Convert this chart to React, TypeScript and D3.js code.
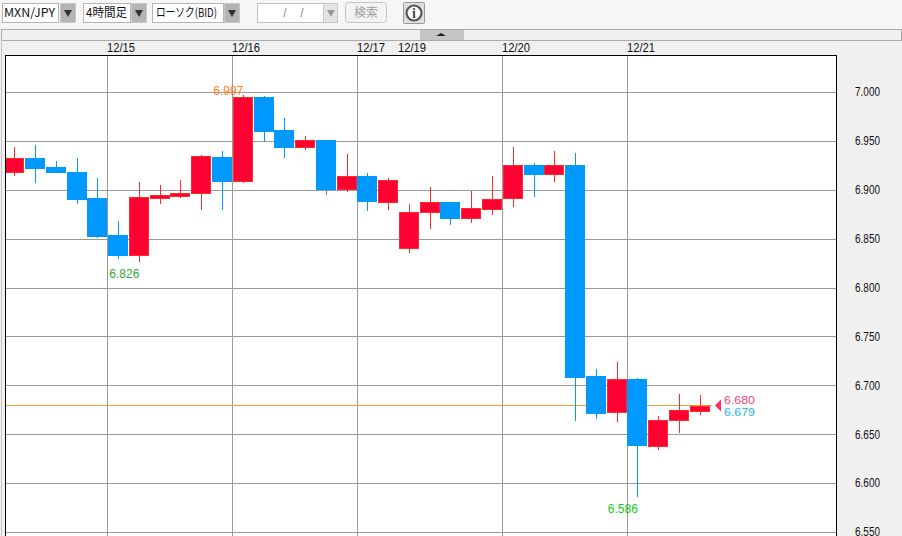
import React, { useRef, useEffect } from "react";
import * as d3 from "d3";

const WIDTH = 902;
const HEIGHT = 536;

// one entry per 4h bar
const barDays = [
  "12/14", "12/14", "12/14", "12/14", "12/14",
  "12/15", "12/15", "12/15", "12/15", "12/15", "12/15",
  "12/16", "12/16", "12/16", "12/16", "12/16", "12/16",
  "12/17", "12/17",
  "12/19", "12/19", "12/19", "12/19", "12/19",
  "12/20", "12/20", "12/20", "12/20", "12/20", "12/20",
  "12/21", "12/21", "12/21", "12/21",
];
const opens = [
  6.918, 6.932, 6.923, 6.918, 6.892, 6.854, 6.834, 6.892, 6.894, 6.897, 6.934, 6.909, 6.995, 6.961, 6.944, 6.951, 6.901,
  6.914, 6.888, 6.840, 6.877, 6.887, 6.871, 6.881, 6.891, 6.925, 6.916, 6.925, 6.710, 6.672, 6.706, 6.638, 6.665, 6.674,
];
const highs = [
  6.944, 6.946, 6.929, 6.932, 6.912, 6.868, 6.908, 6.905, 6.910, 6.936, 6.940, 6.997, 6.996, 6.973, 6.955, 6.951, 6.937,
  6.917, 6.912, 6.885, 6.903, 6.888, 6.899, 6.914, 6.944, 6.927, 6.940, 6.938, 6.717, 6.724, 6.708, 6.669, 6.691, 6.690,
];
const lows = [
  6.914, 6.907, 6.917, 6.885, 6.851, 6.829, 6.826, 6.885, 6.892, 6.879, 6.879, 6.907, 6.949, 6.932, 6.941, 6.895, 6.898,
  6.878, 6.879, 6.835, 6.860, 6.864, 6.866, 6.874, 6.882, 6.893, 6.908, 6.664, 6.666, 6.663, 6.586, 6.634, 6.651, 6.670,
];
const closes = [
  6.932, 6.922, 6.918, 6.890, 6.853, 6.834, 6.893, 6.895, 6.897, 6.935, 6.909, 6.995, 6.960, 6.944, 6.951, 6.901, 6.914,
  6.888, 6.910, 6.877, 6.887, 6.871, 6.881, 6.891, 6.925, 6.916, 6.925, 6.708, 6.672, 6.706, 6.638, 6.665, 6.675, 6.679,
];
const priceTicks = [7.0, 6.95, 6.9, 6.85, 6.8, 6.75, 6.7, 6.65, 6.6, 6.55];
const askPrice = 6.68;
const bidPrice = 6.679;
const highMark = { bar: 11, value: 6.997 };
const lowMarks = [
  { bar: 6, value: 6.826, color: "#33a833" },
  { bar: 30, value: 6.586, color: "#11cc11" },
];

const UP = "#ff0033";
const UP_EDGE = "#ff2a2a";
const DOWN = "#0099ff";
const GRID = "#999999";
const LABEL_FONT = "'Liberation Sans', sans-serif";
const JP_FONT = "'Noto Sans CJK JP', sans-serif";

const plot = { left: 5, right: 836, top: 55 };

const Toolbar: React.FC = () => {
  const boxes = [
    { x: 2, w: 56, ax: 60, text: "MXN/JPY", tx: 4, len: 51 },
    { x: 83, w: 47, ax: 131, text: "4時間足", tx: 86, len: 41 },
    { x: 152, w: 71, ax: 224, text: "ローソク(BID)", tx: 156, len: 61 },
  ];
  return (
    <g>
      <rect x={0} y={0} width={WIDTH} height={29} fill="#f6f6f6" />
      {boxes.map((b) => (
        <g key={b.text}>
          <rect x={b.x + 0.5} y={3.5} width={b.w} height={19} fill="#fff" stroke="#b5b5b5" />
          <text
            x={b.tx}
            y={17}
            fontSize={12}
            fontFamily={JP_FONT}
            fill="#111"
            textLength={b.len}
            lengthAdjust="spacingAndGlyphs"
          >
            {b.text}
          </text>
          <rect x={b.ax + 0.5} y={3.5} width={15} height={19} fill="#b4b4b4" stroke="#c8c8c8" />
          <path d={`M${b.ax + 4},10 h8 l-4,7 z`} fill="#333" />
        </g>
      ))}
      <rect x={257.5} y={3.5} width={66} height={19} fill="#fff" stroke="#c0c0c0" />
      <text x={285} y={17} fontSize={12} textAnchor="middle" fontFamily={LABEL_FONT} fill="#888">/</text>
      <text x={302} y={17} fontSize={12} textAnchor="middle" fontFamily={LABEL_FONT} fill="#888">/</text>
      <rect x={323.5} y={3.5} width={14} height={19} fill="#e4e4e4" stroke="#c8c8c8" />
      <path d="M327,10 h8 l-4,7 z" fill="#999" />
      <rect x={345.5} y={2.5} width={41} height={20} rx={3} fill="#f3f3f3" stroke="#c4c4c4" />
      <text x={366} y={17} fontSize={12} textAnchor="middle" fontFamily={JP_FONT} fill="#a0a0a0">検索</text>
      <rect x={403.5} y={2.5} width={21} height={21} rx={1} fill="#dedede" stroke="#9a9a9a" />
      <circle cx={414} cy={13} r={7.5} fill="#fff" stroke="#555" strokeWidth={2.2} />
      <text x={414} y={18} fontSize={14} fontWeight="bold" textAnchor="middle" fontFamily="'Liberation Serif', serif" fill="#444">i</text>
    </g>
  );
};

const App: React.FC = () => {
  const chartRef = useRef<SVGGElement>(null);

  useEffect(() => {
    if (!chartRef.current) return;
    const g = d3.select(chartRef.current);
    g.selectAll("*").remove();

    const x = d3
      .scaleBand<number>()
      .domain(d3.range(barDays.length))
      .range([3.5, 709.68]);
    const center = (i: number) => x(i)! + x.bandwidth() / 2 + 0.4;

    const y = d3.scaleLinear().domain([7, 6.55]).range([92, 532]);

    g.append("clipPath")
      .attr("id", "plot-clip")
      .append("rect")
      .attr("x", plot.left)
      .attr("y", plot.top)
      .attr("width", plot.right - plot.left)
      .attr("height", HEIGHT - plot.top);

    // plot background
    g.append("rect")
      .attr("x", plot.left)
      .attr("y", plot.top)
      .attr("width", plot.right - plot.left)
      .attr("height", HEIGHT - plot.top)
      .attr("fill", "#fff");

    // price axis, ticks stretched back over the plot as grid lines
    const yAxis = g
      .append("g")
      .attr("transform", `translate(${plot.right},0)`)
      .call(
        d3
          .axisRight(y)
          .tickValues(priceTicks)
          .tickSize(-(plot.right - plot.left))
          .tickFormat(d3.format(".3f") as any)
      );
    yAxis.select(".domain").remove();
    yAxis.selectAll("line").attr("stroke", GRID).attr("shape-rendering", "crispEdges");
    yAxis
      .selectAll("text")
      .attr("x", 19)
      .attr("dy", "0.32em")
      .attr("text-anchor", "start")
      .attr("font-family", LABEL_FONT)
      .attr("font-size", 12)
      .attr("textLength", 25)
      .attr("lengthAdjust", "spacingAndGlyphs")
      .attr("fill", "#111");

    // day boundaries
    const dayStarts = d3.range(1, barDays.length).filter((i) => barDays[i] !== barDays[i - 1]);
    g.append("g")
      .selectAll("line")
      .data(dayStarts.filter((i) => barDays[i] !== "12/19"))
      .join("line")
      .attr("x1", (i) => Math.round(x(i)!) + 0.5)
      .attr("x2", (i) => Math.round(x(i)!) + 0.5)
      .attr("y1", plot.top)
      .attr("y2", HEIGHT)
      .attr("stroke", GRID)
      .attr("shape-rendering", "crispEdges");
    g.append("g")
      .selectAll("text")
      .data(dayStarts)
      .join("text")
      .attr("x", (i) => Math.round(x(i)!))
      .attr("y", 52)
      .attr("font-family", LABEL_FONT)
      .attr("font-size", 12)
      .attr("textLength", 28)
      .attr("lengthAdjust", "spacingAndGlyphs")
      .attr("fill", "#111")
      .text((i) => barDays[i]);

    // last price line
    g.append("line")
      .attr("x1", plot.left)
      .attr("x2", x.range()[1] + 2)
      .attr("y1", Math.round(y(askPrice)) + 0.5)
      .attr("y2", Math.round(y(askPrice)) + 0.5)
      .attr("stroke", "#f0a030")
      .attr("shape-rendering", "crispEdges");

    // candles
    const idx = d3.range(barDays.length);
    const candles = g.append("g").attr("clip-path", "url(#plot-clip)");
    const colorOf = (i: number) => (closes[i] >= opens[i] ? UP : DOWN);
    candles
      .append("g")
      .selectAll("line")
      .data(idx)
      .join("line")
      .attr("x1", (i) => Math.round(center(i)) + 0.5)
      .attr("x2", (i) => Math.round(center(i)) + 0.5)
      .attr("y1", (i) => y(highs[i]))
      .attr("y2", (i) => y(lows[i]))
      .attr("stroke", (i) => (closes[i] >= opens[i] ? UP_EDGE : DOWN))
      .attr("shape-rendering", "crispEdges");
    candles
      .append("g")
      .selectAll("rect")
      .data(idx)
      .join("rect")
      .attr("x", (i) => Math.round(center(i)) - 9.5)
      .attr("width", 19)
      .attr("y", (i) => Math.round(y(Math.max(opens[i], closes[i]))) + 0.5)
      .attr("height", (i) => Math.max(1, Math.round(Math.abs(y(opens[i]) - y(closes[i])))))
      .attr("fill", colorOf)
      .attr("stroke", (i) => (closes[i] >= opens[i] ? UP_EDGE : DOWN))
      .attr("shape-rendering", "crispEdges");

    // high / low marks
    const mark = (bar: number, value: number, dy: number, color: string) =>
      g
        .append("text")
        .attr("x", center(bar) + 0.5)
        .attr("y", y(value) + dy)
        .attr("text-anchor", "end")
        .attr("font-family", LABEL_FONT)
        .attr("font-size", 12)
        .attr("fill", color)
        .text(value.toFixed(3));
    mark(highMark.bar, highMark.value, 0, "#ff7f27");
    lowMarks.forEach((m) => mark(m.bar, m.value, 16, m.color));

    // current price flag
    const py = Math.round(y(askPrice));
    const tri = d3.path();
    tri.moveTo(715, py + 0.5);
    tri.lineTo(721, py - 5.5);
    tri.lineTo(721, py + 6.5);
    tri.closePath();
    g.append("path").attr("d", tri.toString()).attr("fill", "#ff2a66");
    g.append("text")
      .attr("x", 724)
      .attr("y", py - 1)
      .attr("font-family", LABEL_FONT)
      .attr("font-size", 11)
      .attr("textLength", 31)
      .attr("lengthAdjust", "spacingAndGlyphs")
      .attr("fill", "#ee4477")
      .text(askPrice.toFixed(3));
    g.append("text")
      .attr("x", 724)
      .attr("y", py + 11)
      .attr("font-family", LABEL_FONT)
      .attr("font-size", 11)
      .attr("textLength", 31)
      .attr("lengthAdjust", "spacingAndGlyphs")
      .attr("fill", "#22b5ee")
      .text(bidPrice.toFixed(3));

    // plot frame, bottom runs off the page
    g.append("path")
      .attr("d", `M${plot.left + 0.5},${HEIGHT} V${plot.top + 0.5} H${plot.right + 0.5} V${HEIGHT}`)
      .attr("fill", "none")
      .attr("stroke", "#000")
      .attr("shape-rendering", "crispEdges");
  }, []);

  return (
    <svg
      width={WIDTH}
      height={HEIGHT}
      style={{ position: "absolute", left: 0, top: 0 }}
    >
      <rect x={0} y={0} width={WIDTH} height={HEIGHT} fill="#f0f0f0" />
      <Toolbar />
      {/* collapse strip */}
      <rect x={1.5} y={29.5} width={WIDTH - 2} height={11} fill="#f0f0f0" stroke="#aaa" />
      <rect x={420} y={30} width={44} height={10} fill="#c4c4c4" />
      <path d="M436,36 l5,-3 l5,3 z" fill="#222" />
      <line x1={1.5} x2={1.5} y1={40} y2={HEIGHT} stroke="#c4c4c4" />
      <g ref={chartRef} />
    </svg>
  );
};

export default App;
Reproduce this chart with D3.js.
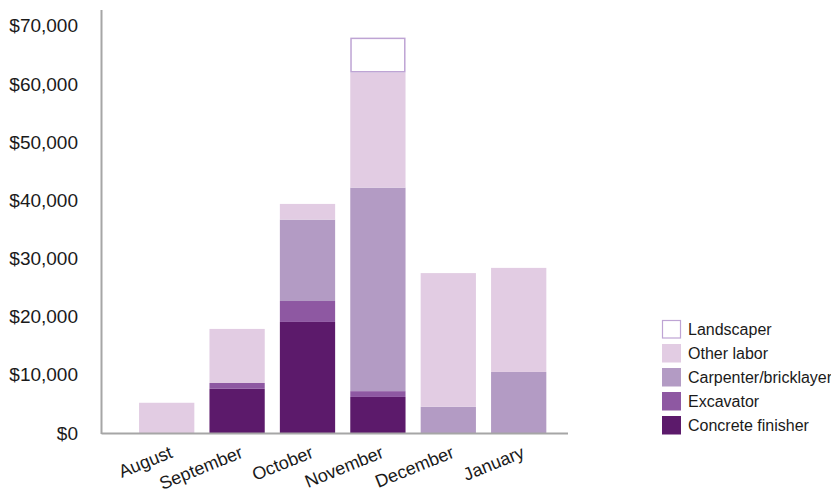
<!DOCTYPE html>
<html>
<head>
<meta charset="utf-8">
<script src="https://cdn.jsdelivr.net/npm/d3@7/dist/d3.min.js"></script>
<style>
  html, body { margin: 0; padding: 0; background: #fff; }
  svg { display: block; font-family: "Liberation Sans", Arial, sans-serif; }
</style>
</head>
<body>
<svg id="chart" width="831" height="494"></svg>
<script>
const months = ["August", "September", "October", "November", "December", "January"];
const seriesNames = ["Concrete finisher", "Excavator", "Carpenter/bricklayer", "Other labor", "Landscaper"];
const concreteFinisher = [0, 7600, 19100, 6200, 0, 0];
const excavator = [0, 1000, 3600, 1000, 0, 0];
const carpenterBricklayer = [0, 0, 14000, 35000, 4500, 10500];
const otherLabor = [5200, 9300, 2700, 19800, 23000, 17900];
const landscaper = [0, 0, 0, 6000, 0, 0];
const yTicks = [0, 10000, 20000, 30000, 40000, 50000, 60000, 70000];
const yMax = 72750;

const colors = {
  "Concrete finisher": "#5c1a6b",
  "Excavator": "#8e58a2",
  "Carpenter/bricklayer": "#b39bc4",
  "Other labor": "#e2cce3",
  "Landscaper": "#ffffff"
};
const landscaperStroke = "#bea4d4";

const seriesValues = [concreteFinisher, excavator, carpenterBricklayer, otherLabor, landscaper];
const table = months.map((m, i) => {
  const row = { month: m };
  seriesNames.forEach((s, k) => { row[s] = seriesValues[k][i]; });
  return row;
});
const stacked = d3.stack().keys(seriesNames)(table);

const svg = d3.select("#chart");
const axisLeft = 101.5, axisRight = 568, baseY = 433, topY = 10;

const x = d3.scaleBand().domain(months).range([131.5, 553.9]).paddingInner(0.215).paddingOuter(0.1075);
const y = d3.scaleLinear().domain([0, yMax]).range([baseY, topY]);

// bars
const layers = svg.append("g").selectAll("g").data(stacked).join("g")
  .attr("fill", d => colors[d.key]);
layers.selectAll("rect").data(d => d.map(v => Object.assign(v, { key: d.key }))).join("rect")
  .filter(d => d[1] - d[0] > 0)
  .attr("x", d => x(d.data.month))
  .attr("width", x.bandwidth())
  .attr("y", d => y(d[1]))
  .attr("height", d => y(d[0]) - y(d[1]))
  .attr("stroke", d => d.key === "Landscaper" ? landscaperStroke : "none")
  .attr("stroke-width", 1.5)
  .each(function(d) {
    if (d.key === "Landscaper") {
      d3.select(this)
        .attr("x", x(d.data.month) + 0.75)
        .attr("width", x.bandwidth() - 1.5)
        .attr("y", y(d[1]) + 0.75)
        .attr("height", y(d[0]) - y(d[1]) - 1.5);
    }
  });

// axes lines
svg.append("line").attr("x1", axisLeft).attr("x2", axisLeft).attr("y1", topY).attr("y2", baseY + 1)
  .attr("stroke", "#a6a6a6").attr("stroke-width", 2);
svg.append("line").attr("x1", axisLeft).attr("x2", axisRight).attr("y1", baseY + 0.5).attr("y2", baseY + 0.5)
  .attr("stroke", "#a6a6a6").attr("stroke-width", 2);

// y labels
const fmt = d3.format("$,");
svg.append("g").selectAll("text").data(yTicks).join("text")
  .attr("x", 78)
  .attr("y", d => y(d))
  .attr("text-anchor", "end")
  .attr("dominant-baseline", "central")
  .attr("font-size", 19)
  .attr("fill", "#1a1a1a")
  .text(d => fmt(d));

// x labels
svg.append("g").selectAll("text").data(months).join("text")
  .attr("transform", d => `translate(${x(d) + x.bandwidth() / 2 + 7},${457}) rotate(-22)`)
  .attr("text-anchor", "end")
  .attr("font-size", 18)
  .attr("fill", "#1a1a1a")
  .text(d => d);

// legend
const legendOrder = seriesNames.slice().reverse();
const lg = svg.append("g");
legendOrder.forEach((name, i) => {
  const yy = 320 + i * 24;
  lg.append("rect")
    .attr("x", name === "Landscaper" ? 662.5 : 662).attr("y", name === "Landscaper" ? yy + 0.5 : yy)
    .attr("width", name === "Landscaper" ? 18 : 19).attr("height", name === "Landscaper" ? 17.5 : 18.5)
    .attr("fill", colors[name])
    .attr("stroke", name === "Landscaper" ? landscaperStroke : "none")
    .attr("stroke-width", 1.2);
  lg.append("text")
    .attr("x", 688).attr("y", yy + 9.5)
    .attr("dominant-baseline", "central")
    .attr("font-size", 16)
    .attr("fill", "#1a1a1a")
    .text(name);
});
</script>
</body>
</html>
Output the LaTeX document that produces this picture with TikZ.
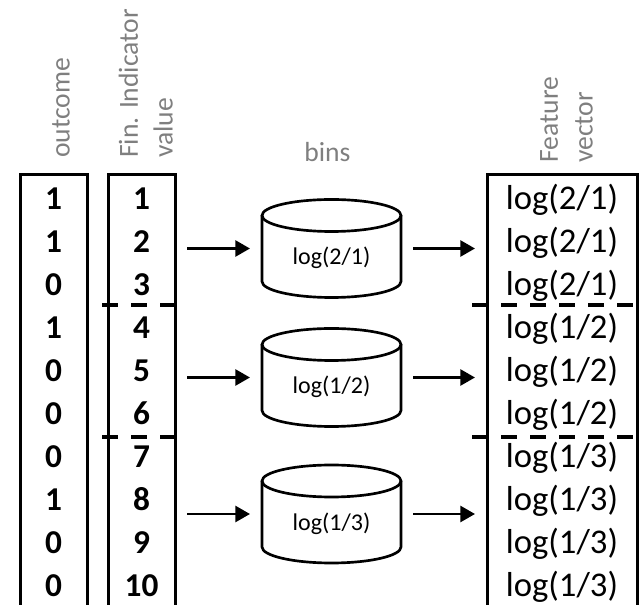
\documentclass[tikz,border=0pt]{standalone}
\usepackage{fontspec}
\setmainfont{Carlito}
\usetikzlibrary{arrows.meta}
\definecolor{gris}{HTML}{7F7F7F}
\newcommand{\px}{0.75pt}

\begin{document}
\begin{tikzpicture}[x=0.75pt,y=0.75pt,>={Triangle[length=11pt,width=12pt]},
    columna/.style={draw,line width=2.25pt,inner sep=0pt,outer sep=0pt,minimum height=470*\px},
    numero/.style={anchor=base,font=\bfseries\fontsize{25}{30}\selectfont},
    valor/.style={anchor=base,font=\fontsize{26}{31}\selectfont},
    titulo/.style={gris,rotate=90,anchor=south west,align=left,inner sep=0pt,
                   font=\fontsize{20.7}{26}\selectfont},
    corte/.style={line width=3pt,dash pattern=on 12pt off 9.75pt},
    cuerpo/.style={inner sep=0pt,outer sep=0pt,minimum width=139*\px,minimum height=66*\px},
    cilindro/.style={line width=2pt},
    etiqueta/.style={font=\fontsize{18}{22}\selectfont},
    flecha/.style={->,line width=2pt,shorten <=9pt,shorten >=9pt}]
  \useasboundingbox (0,0) rectangle (643,-605);
  \clip (0,0) rectangle (643,-605);
  % columns, open at the bottom
  \node[columna,minimum width=67*\px] (outcol) at (53.5,-410) {};
  \node[columna,minimum width=67*\px] (indcol) at (141.5,-410) {};
  \node[columna,minimum width=150*\px] (featcol) at (562,-410) {};
  % headers
  \node[titulo] (tout) at (70,-158) {outcome};
  \node[titulo] (tind) at (173,-158) {Fin. Indicator\\value};
  \node[titulo] (tfeat) at (593,-163) {Feature\\vector};
  \node[gris,anchor=base,font=\fontsize{20.7}{26}\selectfont] (tbins) at (327.5,-162) {bins};
  % rows
  \foreach \o [count=\k] in {1,1,0,1,0,0,0,1,0,0}{
    \node[numero] (out\k) at (53.5,{-210-43*(\k-1)}) {\o};
    \node[numero] (ind\k) at (141.5,{-210-43*(\k-1)}) {\k};
  }
  \foreach \a/\c [count=\k] in {2/1,2/1,2/1,1/2,1/2,1/2,1/3,1/3,1/3,1/3}{
    \node[valor] (feat\k) at (562,{-210-43*(\k-1)}) {log(\a/\c)};
  }
  % bin boundaries
  \foreach \y in {305,437}{
    \draw[corte] (102,-\y) -- (175,-\y);
    \draw[corte] (472,-\y) -- (637,-\y);
  }
  % bins
  \foreach \b/\y/\a/\c in {1/248.5/2/1,2/377.5/1/2,3/514/1/3}{
    \node[cuerpo] (bin\b) at (331.5,-\y) {};
    \draw[cilindro] (bin\b.north) ellipse[x radius=69.5,y radius=16];
    \draw[cilindro] (bin\b.north west) -- (bin\b.south west)
          arc[start angle=180,end angle=360,x radius=69.5,y radius=16] -- (bin\b.north east);
    \node[etiqueta] (lab\b) at ([yshift=-7pt]bin\b.center) {log(\a/\c)};
    \draw[flecha] (indcol.east |- bin\b) -- (bin\b);
    \draw[flecha] (bin\b) -- (featcol.west |- bin\b);
  }
\end{tikzpicture}
\end{document}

....

Return the lines exactly as they stand, from the start of the entries through the line holding "const HEIGHT = 536;"; omit the pictures.

■ Answer to the problem:
Convert this chart to React, TypeScript and D3.js code.
import React, { useRef, useEffect } from "react";
import * as d3 from "d3";

const WIDTH = 902;
const HEIGHT = 536;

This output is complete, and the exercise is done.